İfade edemediğini nereden biliyorsun? Belki hayvanlar da kendi içlerinde iletişim kurabiliyorlardır…

O zaman kuş olmak isterdim. Uçmak ve özgür olmak isterdim. Bir karınca gibi dört metre kare alanda dünyaya gelip orada ölmek istemezdim.

Tekrar dünyaya gelsen kadın mı erkek mi olurdun?

Halimden gayet memnunum:)

Kızların neler düşündüğünü, neler yaşadığını merak etmiyor musun?
Açıkçası merak etmiyorum. Tanıdığım bütün kadınlar “Keşke erkek olsaydım” diyorlar:) Ayrıca fiziksel olarak da selülit gibi dertlerle uğraşmak istemezdim.  

Bir bilim adamısın ve doğayı, hayvanları korumak için bir alet icat edeceksin. Bu nasıl bir şey olurdu?
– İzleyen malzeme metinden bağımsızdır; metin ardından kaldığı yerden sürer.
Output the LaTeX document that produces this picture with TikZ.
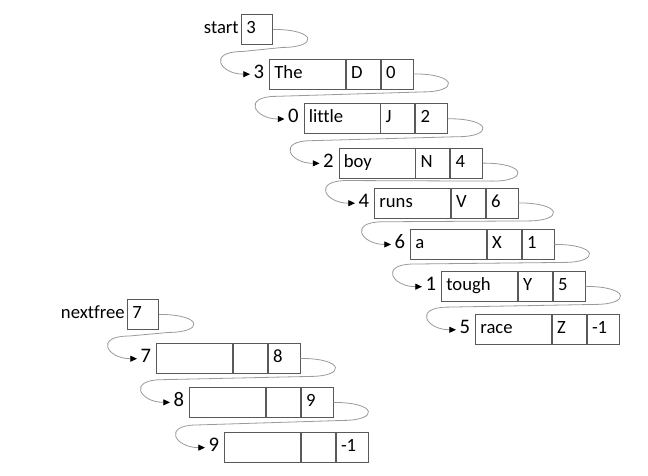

Öyle bir teknoloji yaratırım ki, doğaya hayvanlara ve insanlara zarar vermez. Örneğin cep telefonu, hiçbir şekilde pili bitmeyecek. Etrafına radyasyon yaymayacak. Telefon bile bir yerden sonra çöpe atılıyor. Öyle bir şey olmalı ki devamlı kullanılmalı. Cep telefonunu, birden tavaya, sonra buzdolabına ya da çamaşır makinesine dönüştürecek bir teknoloji geliştirmek isterdim.  Her şeyi tek bir şeye indirebilmek isterdim.

Teknolojiden uzak, ıssız bir adadasın, yaşamını nasıl sürdürürsün?

İki sene sonra deliririm, ama başlarda hayatta kalmaya çalışırım.  Yağmur suyunu toplar su içerim. Meyveleri toplar, karnımı doyururum. Balık avlamaya çalışırım. Güneşten kendime takvim çıkarırım Yanımda biri olsa daha iyi olurdu tabii, çünkü orada açlık değil, yalnızlık delirtir insanı.

Denizi sever misin?

Çok severim.

Bugüne kadar denizde gördüğün en güzel şey neydi?

Babamla birlikte Dalyan’a İztuzu sahiline gittiğimizde, babamın ayağının altından bir tane Caretta kaplumbağası geçti. Babamın dengesini bozdu, dev gibi bir kaplumbağaydı! Çok tatlılar. Yunusları da çok severim.